Is there a way to check if the audio received on the PC is bit perfect compared to the original stream?
 
Try Googling the DTS test. Emphasize on try because it seems the articles about it have already disappeared since it is so old.

The idea: DTS is just a PCM .WAV file containing digital data (that sounds like noise) but when fed to a DTS decoder the decoder knows it is DTS and produces music. If the PCM was sent without alteration the DTS player will play music, if the PCM was altered then it plays noise.
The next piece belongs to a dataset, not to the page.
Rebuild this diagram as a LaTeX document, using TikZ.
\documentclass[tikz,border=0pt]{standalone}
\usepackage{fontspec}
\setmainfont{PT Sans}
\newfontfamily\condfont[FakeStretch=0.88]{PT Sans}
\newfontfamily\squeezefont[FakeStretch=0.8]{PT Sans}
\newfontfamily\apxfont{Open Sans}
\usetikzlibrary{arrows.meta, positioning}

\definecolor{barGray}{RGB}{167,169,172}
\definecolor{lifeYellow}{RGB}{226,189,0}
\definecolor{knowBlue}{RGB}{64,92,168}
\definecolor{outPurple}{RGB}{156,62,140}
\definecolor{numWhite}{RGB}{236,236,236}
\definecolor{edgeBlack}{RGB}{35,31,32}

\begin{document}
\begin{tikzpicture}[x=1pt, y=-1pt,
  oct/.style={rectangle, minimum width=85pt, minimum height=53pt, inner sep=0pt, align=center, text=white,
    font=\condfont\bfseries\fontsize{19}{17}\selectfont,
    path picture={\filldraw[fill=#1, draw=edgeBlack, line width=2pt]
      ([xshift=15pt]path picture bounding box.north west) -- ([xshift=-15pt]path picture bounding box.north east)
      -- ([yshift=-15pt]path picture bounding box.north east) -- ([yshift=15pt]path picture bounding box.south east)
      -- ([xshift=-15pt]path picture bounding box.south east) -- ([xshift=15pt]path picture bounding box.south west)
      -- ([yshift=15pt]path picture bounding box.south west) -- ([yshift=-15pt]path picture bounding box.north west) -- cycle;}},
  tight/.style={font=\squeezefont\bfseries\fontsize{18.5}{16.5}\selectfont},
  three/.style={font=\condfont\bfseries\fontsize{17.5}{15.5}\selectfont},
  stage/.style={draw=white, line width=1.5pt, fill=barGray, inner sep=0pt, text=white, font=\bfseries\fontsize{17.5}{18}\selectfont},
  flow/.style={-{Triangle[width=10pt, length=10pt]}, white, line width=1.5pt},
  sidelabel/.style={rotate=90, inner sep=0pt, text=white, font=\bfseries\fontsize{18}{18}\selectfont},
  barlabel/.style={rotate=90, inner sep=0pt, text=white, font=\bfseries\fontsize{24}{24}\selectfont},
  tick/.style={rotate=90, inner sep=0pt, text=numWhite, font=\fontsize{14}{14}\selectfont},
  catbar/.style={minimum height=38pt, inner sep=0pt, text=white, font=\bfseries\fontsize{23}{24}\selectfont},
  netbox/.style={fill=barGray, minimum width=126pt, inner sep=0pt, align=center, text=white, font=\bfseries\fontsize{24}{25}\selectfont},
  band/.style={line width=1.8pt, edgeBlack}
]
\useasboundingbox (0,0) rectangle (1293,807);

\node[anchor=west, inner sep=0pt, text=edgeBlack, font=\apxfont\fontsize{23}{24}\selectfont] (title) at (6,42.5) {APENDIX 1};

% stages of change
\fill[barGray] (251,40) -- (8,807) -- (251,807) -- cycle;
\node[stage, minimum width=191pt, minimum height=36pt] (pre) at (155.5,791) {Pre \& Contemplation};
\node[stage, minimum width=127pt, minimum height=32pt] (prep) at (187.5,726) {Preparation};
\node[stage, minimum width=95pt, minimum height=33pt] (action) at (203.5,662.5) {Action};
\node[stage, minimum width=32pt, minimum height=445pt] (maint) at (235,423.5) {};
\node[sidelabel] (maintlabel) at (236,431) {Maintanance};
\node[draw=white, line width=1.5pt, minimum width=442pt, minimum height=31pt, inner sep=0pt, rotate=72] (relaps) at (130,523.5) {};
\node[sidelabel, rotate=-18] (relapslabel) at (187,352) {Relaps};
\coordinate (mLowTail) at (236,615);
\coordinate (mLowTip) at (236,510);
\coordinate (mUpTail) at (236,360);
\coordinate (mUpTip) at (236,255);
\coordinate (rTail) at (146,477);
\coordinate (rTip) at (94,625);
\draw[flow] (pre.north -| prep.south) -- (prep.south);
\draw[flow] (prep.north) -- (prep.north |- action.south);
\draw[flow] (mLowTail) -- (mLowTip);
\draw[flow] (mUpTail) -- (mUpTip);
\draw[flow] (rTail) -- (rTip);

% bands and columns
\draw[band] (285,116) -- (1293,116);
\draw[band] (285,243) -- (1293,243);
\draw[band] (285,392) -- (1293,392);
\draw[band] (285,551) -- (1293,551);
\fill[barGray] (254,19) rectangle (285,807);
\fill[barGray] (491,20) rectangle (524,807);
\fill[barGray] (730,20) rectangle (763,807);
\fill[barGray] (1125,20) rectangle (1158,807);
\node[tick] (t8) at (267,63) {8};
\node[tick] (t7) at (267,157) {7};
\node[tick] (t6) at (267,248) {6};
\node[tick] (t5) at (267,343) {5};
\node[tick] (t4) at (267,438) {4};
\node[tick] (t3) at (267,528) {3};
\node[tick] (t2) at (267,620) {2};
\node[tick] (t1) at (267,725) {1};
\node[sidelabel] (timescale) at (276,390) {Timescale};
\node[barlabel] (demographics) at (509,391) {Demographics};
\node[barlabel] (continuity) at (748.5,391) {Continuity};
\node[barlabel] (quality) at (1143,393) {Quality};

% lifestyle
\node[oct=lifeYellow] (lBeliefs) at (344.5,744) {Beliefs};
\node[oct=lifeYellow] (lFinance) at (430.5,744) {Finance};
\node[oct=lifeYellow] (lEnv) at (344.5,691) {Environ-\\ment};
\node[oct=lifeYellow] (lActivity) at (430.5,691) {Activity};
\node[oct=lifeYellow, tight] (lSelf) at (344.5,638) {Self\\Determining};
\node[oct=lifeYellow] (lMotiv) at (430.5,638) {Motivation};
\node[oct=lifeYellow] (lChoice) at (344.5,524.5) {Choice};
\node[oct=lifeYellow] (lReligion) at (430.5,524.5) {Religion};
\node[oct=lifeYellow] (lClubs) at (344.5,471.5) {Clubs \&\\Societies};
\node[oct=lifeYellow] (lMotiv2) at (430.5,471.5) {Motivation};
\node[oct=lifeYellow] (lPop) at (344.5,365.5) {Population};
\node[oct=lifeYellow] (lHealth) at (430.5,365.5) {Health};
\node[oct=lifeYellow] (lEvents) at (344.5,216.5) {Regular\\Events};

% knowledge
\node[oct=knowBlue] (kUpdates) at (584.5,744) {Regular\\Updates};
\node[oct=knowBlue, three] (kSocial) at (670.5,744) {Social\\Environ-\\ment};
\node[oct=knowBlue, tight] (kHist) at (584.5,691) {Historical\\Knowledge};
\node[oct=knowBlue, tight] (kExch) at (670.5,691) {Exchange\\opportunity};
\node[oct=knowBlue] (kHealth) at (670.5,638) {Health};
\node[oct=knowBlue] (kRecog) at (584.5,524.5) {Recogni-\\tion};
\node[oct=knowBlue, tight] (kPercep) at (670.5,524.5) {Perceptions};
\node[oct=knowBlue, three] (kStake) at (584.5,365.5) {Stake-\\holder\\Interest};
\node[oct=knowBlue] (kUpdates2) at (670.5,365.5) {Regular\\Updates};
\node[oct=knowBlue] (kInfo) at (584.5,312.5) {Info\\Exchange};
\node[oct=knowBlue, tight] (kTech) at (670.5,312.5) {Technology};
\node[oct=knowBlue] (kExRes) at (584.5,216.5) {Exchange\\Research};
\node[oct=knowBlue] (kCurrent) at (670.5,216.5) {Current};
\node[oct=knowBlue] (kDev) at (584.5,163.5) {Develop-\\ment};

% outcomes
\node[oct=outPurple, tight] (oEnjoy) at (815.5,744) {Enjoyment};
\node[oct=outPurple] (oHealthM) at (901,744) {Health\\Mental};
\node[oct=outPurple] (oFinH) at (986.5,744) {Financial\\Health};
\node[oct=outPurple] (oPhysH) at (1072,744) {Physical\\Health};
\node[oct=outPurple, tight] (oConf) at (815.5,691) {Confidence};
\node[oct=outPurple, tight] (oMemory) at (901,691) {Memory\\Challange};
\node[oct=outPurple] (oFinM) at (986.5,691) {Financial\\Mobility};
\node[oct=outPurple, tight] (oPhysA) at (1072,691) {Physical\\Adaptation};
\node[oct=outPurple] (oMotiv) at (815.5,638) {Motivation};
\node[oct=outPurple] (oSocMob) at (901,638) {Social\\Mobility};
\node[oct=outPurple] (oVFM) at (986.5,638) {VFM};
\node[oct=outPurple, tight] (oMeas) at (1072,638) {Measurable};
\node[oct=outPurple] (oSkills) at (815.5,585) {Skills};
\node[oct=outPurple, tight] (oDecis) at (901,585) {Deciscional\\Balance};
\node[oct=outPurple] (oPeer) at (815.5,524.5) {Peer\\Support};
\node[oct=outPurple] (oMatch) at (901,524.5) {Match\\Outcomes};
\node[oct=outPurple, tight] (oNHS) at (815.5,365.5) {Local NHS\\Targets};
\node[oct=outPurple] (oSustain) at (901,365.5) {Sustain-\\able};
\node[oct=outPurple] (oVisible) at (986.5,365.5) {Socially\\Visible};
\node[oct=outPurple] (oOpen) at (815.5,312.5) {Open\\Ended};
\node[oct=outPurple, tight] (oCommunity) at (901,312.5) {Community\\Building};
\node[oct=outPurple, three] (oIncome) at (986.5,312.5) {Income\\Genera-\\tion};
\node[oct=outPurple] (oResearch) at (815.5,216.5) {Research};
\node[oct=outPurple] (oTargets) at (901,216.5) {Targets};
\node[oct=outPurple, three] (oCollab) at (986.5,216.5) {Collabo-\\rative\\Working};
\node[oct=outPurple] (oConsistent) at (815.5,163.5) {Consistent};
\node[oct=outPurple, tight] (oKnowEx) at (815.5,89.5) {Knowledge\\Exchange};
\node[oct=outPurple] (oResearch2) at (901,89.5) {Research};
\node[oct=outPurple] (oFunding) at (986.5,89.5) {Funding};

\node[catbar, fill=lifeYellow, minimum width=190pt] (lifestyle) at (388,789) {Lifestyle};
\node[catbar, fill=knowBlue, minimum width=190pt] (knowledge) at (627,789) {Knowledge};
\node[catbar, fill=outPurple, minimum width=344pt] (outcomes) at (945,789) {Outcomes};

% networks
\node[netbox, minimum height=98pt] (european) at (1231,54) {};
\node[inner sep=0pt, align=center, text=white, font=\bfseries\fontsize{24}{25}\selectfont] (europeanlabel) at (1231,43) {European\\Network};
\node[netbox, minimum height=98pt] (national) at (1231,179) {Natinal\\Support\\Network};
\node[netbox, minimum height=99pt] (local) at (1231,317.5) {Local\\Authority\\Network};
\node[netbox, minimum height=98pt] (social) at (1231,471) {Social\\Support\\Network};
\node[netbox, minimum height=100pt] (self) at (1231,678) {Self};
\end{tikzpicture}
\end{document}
And just some short comments:

1) The implementation matters more than the physical layer connection. With many YouTube streamer/"caster" e.g. The phone tells the TV to play this YouTube video or Spotify audio, the TV actually grabs the video or audio from YouTube or Spotify itself. In which case the result is identical for both phone and TV i.e. the TV will stream lossless from Spotify if able to. For screen mirroring / audio output device emulation, it is pretty much guaranteed to be not bit-perfect because of timing restrictions unless the interface is specifically designed to be bit-perfect.

2) I'm not really bothered. I even found my Musiland USD don't do bitperfect outside of bitstreaming mode (or is it unable to bitstream period, can't remember) but I don't care.
 
The above method is indeed the perfect way to measure bitperfect playback, I used this in the past.

There is a second way - if you have a HDCD capable receiver, you can rip a HDCD CD to WAV or FLAC and play that back through your receiver, check for the HDCD indicator to come on & stay on. Be sure to have maximum volume on the source or it will alter the bits for sure.